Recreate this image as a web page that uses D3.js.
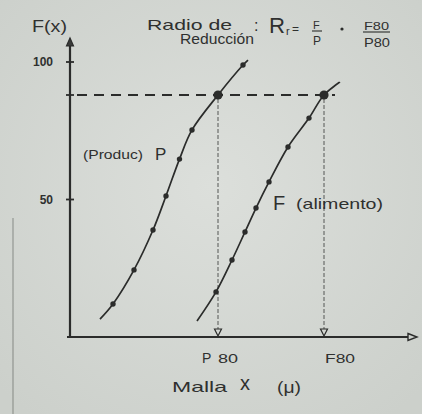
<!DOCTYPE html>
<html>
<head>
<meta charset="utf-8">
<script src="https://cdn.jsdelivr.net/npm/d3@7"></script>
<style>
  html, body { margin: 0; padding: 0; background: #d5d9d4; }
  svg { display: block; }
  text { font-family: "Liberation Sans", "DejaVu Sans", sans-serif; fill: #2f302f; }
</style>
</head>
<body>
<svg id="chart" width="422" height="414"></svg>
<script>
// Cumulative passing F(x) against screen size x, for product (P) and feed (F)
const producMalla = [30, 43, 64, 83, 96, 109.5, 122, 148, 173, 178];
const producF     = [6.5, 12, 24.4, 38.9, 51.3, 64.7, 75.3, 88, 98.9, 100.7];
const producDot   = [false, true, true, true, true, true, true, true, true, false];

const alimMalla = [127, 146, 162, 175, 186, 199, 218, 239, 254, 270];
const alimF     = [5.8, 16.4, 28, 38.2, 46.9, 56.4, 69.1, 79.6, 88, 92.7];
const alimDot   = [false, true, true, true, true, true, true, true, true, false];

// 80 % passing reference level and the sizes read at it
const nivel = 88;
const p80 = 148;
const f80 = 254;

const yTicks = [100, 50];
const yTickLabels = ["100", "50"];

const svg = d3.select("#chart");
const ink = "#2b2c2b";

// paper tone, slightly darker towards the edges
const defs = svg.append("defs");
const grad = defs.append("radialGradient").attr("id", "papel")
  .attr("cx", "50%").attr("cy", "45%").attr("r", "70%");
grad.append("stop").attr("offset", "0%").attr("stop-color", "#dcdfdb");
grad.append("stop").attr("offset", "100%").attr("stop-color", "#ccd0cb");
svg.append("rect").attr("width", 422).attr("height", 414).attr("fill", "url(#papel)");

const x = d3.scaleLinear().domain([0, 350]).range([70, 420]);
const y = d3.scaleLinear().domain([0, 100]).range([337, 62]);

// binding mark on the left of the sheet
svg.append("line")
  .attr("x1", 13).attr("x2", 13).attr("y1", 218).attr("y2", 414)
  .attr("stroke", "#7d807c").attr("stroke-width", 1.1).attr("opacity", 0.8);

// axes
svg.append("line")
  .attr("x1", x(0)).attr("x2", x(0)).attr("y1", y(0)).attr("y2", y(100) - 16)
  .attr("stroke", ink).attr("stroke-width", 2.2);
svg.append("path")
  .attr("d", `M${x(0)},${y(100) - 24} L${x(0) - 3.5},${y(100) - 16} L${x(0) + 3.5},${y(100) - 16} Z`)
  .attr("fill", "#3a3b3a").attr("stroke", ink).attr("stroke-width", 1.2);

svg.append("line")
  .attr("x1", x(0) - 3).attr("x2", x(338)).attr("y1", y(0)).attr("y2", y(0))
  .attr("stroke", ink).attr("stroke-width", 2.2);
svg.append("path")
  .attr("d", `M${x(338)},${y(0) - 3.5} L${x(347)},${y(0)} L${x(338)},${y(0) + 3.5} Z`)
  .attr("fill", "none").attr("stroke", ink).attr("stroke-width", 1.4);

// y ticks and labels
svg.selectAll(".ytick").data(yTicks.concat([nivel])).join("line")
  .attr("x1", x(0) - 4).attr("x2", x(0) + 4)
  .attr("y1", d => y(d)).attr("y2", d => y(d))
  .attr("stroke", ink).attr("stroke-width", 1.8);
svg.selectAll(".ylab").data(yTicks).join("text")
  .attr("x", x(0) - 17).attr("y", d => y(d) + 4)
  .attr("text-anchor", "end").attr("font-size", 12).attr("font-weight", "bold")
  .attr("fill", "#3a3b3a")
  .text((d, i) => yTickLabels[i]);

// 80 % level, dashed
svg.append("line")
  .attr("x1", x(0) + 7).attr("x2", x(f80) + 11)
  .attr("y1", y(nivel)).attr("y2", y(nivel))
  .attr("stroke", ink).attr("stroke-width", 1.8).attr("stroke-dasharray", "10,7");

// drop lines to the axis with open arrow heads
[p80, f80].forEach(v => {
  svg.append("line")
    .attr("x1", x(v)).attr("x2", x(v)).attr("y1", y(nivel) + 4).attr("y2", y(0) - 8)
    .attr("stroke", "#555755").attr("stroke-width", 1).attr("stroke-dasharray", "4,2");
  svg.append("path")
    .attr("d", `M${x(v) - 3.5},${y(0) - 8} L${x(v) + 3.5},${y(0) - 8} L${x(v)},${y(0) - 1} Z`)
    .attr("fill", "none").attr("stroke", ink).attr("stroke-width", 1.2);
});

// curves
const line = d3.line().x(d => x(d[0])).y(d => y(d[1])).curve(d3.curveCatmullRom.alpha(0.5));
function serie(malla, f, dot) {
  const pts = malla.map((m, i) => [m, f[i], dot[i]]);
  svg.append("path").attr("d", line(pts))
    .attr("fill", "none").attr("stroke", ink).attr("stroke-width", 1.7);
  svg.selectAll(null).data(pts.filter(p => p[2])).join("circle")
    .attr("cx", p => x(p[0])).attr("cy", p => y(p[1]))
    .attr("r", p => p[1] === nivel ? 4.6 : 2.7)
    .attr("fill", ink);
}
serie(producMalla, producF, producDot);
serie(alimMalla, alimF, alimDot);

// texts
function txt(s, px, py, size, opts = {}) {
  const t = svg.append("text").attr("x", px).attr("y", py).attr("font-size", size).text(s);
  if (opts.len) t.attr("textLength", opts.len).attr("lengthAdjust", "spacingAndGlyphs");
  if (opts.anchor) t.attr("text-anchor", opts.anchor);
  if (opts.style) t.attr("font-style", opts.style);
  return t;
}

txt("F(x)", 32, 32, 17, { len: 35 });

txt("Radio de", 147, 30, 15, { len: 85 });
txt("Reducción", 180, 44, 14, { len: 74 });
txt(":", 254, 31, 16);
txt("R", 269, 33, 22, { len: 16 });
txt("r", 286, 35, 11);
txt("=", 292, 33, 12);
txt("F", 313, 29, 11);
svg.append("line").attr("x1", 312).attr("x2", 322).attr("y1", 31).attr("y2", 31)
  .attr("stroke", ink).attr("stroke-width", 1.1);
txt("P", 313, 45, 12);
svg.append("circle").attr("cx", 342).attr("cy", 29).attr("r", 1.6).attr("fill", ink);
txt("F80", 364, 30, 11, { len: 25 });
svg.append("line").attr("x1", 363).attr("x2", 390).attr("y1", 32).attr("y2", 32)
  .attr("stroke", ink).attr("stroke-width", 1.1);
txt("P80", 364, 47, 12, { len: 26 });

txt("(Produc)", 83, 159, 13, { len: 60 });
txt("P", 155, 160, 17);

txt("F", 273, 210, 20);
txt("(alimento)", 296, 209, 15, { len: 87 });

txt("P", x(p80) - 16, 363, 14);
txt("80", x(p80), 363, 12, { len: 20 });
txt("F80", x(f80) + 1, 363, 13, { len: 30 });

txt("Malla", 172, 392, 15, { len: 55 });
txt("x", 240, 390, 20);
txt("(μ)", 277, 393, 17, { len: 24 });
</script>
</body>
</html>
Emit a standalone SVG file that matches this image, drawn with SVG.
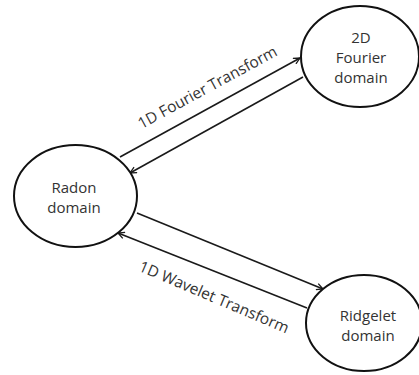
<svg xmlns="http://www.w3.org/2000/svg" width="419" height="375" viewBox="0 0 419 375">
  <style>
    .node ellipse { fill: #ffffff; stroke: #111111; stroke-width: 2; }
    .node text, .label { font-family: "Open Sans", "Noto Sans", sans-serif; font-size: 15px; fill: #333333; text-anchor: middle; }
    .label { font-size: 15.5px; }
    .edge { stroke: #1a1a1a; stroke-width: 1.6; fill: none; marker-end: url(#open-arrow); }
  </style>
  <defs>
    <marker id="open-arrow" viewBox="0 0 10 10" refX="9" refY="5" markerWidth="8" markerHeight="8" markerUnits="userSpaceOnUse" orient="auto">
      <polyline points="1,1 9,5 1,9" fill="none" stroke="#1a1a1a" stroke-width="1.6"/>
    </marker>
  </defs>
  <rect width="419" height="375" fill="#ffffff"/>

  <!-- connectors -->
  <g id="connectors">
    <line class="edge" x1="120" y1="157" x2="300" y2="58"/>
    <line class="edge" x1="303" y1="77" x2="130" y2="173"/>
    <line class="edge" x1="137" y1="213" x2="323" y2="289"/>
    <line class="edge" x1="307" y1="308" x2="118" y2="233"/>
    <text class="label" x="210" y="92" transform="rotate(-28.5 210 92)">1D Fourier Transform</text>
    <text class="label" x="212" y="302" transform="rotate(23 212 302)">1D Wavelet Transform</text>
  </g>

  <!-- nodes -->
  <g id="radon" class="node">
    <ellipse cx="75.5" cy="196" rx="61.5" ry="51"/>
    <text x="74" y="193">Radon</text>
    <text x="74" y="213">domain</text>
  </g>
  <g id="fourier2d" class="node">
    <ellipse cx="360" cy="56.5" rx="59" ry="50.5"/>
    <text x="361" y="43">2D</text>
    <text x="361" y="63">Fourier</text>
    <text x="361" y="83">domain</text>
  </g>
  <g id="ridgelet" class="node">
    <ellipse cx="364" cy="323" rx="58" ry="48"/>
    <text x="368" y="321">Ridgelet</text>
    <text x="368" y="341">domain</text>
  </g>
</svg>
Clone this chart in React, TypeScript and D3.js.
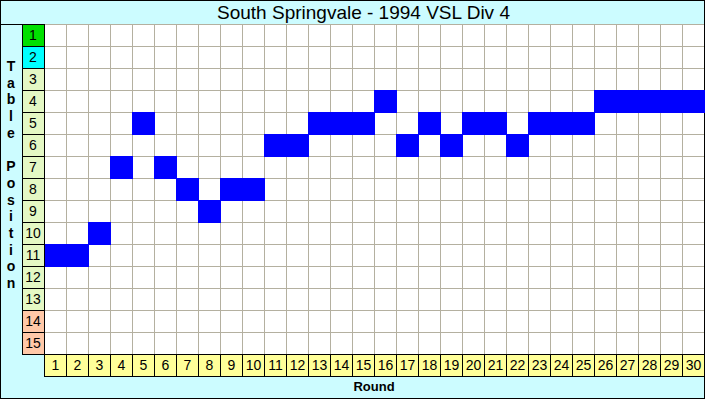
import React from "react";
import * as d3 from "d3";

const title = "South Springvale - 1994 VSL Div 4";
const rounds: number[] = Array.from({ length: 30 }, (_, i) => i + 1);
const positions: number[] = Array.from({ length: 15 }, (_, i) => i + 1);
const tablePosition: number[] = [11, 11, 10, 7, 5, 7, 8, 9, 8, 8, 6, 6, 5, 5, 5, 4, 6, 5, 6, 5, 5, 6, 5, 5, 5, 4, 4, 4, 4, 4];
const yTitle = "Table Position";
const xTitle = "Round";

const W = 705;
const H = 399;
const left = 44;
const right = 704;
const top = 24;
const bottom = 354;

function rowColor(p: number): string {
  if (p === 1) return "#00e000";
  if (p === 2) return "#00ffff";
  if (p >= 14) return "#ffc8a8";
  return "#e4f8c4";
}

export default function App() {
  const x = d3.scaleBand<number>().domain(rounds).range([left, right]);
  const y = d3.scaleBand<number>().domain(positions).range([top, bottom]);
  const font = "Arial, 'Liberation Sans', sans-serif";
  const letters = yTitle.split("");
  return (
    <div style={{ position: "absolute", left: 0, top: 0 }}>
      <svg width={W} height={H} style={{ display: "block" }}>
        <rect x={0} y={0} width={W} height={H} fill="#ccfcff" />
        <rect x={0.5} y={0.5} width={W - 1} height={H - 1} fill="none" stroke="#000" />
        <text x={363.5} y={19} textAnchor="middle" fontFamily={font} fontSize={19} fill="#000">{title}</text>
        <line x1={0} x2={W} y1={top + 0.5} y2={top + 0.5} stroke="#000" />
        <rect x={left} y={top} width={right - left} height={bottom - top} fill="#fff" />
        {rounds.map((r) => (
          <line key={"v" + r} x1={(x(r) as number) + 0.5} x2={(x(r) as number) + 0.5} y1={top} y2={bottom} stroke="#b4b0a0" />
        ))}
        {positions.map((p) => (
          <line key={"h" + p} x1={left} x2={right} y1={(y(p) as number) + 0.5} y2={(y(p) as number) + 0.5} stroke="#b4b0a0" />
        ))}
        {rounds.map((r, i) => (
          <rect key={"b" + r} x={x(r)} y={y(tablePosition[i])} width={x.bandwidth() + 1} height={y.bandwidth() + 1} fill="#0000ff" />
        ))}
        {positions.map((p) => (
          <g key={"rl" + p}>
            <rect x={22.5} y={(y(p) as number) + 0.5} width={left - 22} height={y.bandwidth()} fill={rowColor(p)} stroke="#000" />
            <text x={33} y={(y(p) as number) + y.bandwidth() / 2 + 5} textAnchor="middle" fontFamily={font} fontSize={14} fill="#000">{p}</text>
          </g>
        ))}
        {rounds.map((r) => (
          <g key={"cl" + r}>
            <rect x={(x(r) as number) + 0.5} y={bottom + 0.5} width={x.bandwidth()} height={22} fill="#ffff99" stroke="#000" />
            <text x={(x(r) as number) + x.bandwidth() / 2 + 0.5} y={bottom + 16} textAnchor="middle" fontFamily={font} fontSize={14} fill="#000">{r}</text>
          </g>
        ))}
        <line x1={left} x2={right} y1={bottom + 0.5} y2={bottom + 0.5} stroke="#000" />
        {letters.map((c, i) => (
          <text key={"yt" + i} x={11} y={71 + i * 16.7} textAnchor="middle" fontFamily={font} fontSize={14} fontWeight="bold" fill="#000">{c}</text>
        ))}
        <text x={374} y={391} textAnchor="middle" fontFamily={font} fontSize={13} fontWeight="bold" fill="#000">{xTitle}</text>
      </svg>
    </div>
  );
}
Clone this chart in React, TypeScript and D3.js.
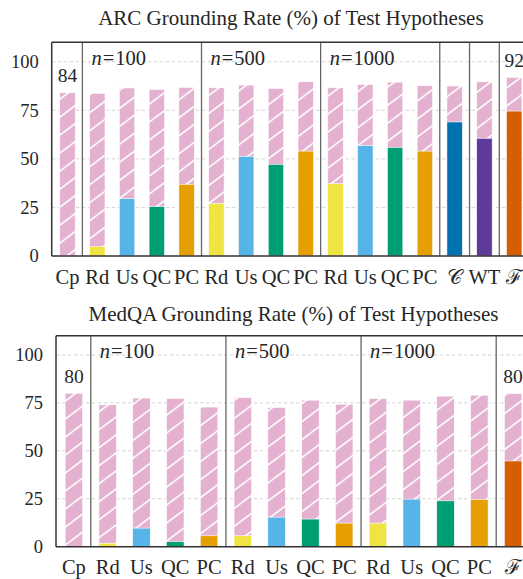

Problem
Working from the entries above, reproduce exactly and only the lines beginning with the line that has "Emit a standalone" and ending with the line that has "import * as"; omit all pictures.

Task result
Emit a standalone SVG file that matches this image, drawn with SVG.
<svg xmlns="http://www.w3.org/2000/svg" width="419" height="375" viewBox="0 0 419 375">
  <style>
    .node ellipse { fill: #ffffff; stroke: #111111; stroke-width: 2; }
    .node text, .label { font-family: "Open Sans", "Noto Sans", sans-serif; font-size: 15px; fill: #333333; text-anchor: middle; }
    .label { font-size: 15.5px; }
    .edge { stroke: #1a1a1a; stroke-width: 1.6; fill: none; marker-end: url(#open-arrow); }
  </style>
  <defs>
    <marker id="open-arrow" viewBox="0 0 10 10" refX="9" refY="5" markerWidth="8" markerHeight="8" markerUnits="userSpaceOnUse" orient="auto">
      <polyline points="1,1 9,5 1,9" fill="none" stroke="#1a1a1a" stroke-width="1.6"/>
    </marker>
  </defs>
  <rect width="419" height="375" fill="#ffffff"/>

  <!-- connectors -->
  <g id="connectors">
    <line class="edge" x1="120" y1="157" x2="300" y2="58"/>
    <line class="edge" x1="303" y1="77" x2="130" y2="173"/>
    <line class="edge" x1="137" y1="213" x2="323" y2="289"/>
    <line class="edge" x1="307" y1="308" x2="118" y2="233"/>
    <text class="label" x="210" y="92" transform="rotate(-28.5 210 92)">1D Fourier Transform</text>
    <text class="label" x="212" y="302" transform="rotate(23 212 302)">1D Wavelet Transform</text>
  </g>

  <!-- nodes -->
  <g id="radon" class="node">
    <ellipse cx="75.5" cy="196" rx="61.5" ry="51"/>
    <text x="74" y="193">Radon</text>
    <text x="74" y="213">domain</text>
  </g>
  <g id="fourier2d" class="node">
    <ellipse cx="360" cy="56.5" rx="59" ry="50.5"/>
    <text x="361" y="43">2D</text>
    <text x="361" y="63">Fourier</text>
    <text x="361" y="83">domain</text>
  </g>
  <g id="ridgelet" class="node">
    <ellipse cx="364" cy="323" rx="58" ry="48"/>
    <text x="368" y="321">Ridgelet</text>
    <text x="368" y="341">domain</text>
  </g>
</svg>
Clone this chart in React, TypeScript and D3.js.
import React from "react";
import * as d3 from "d3";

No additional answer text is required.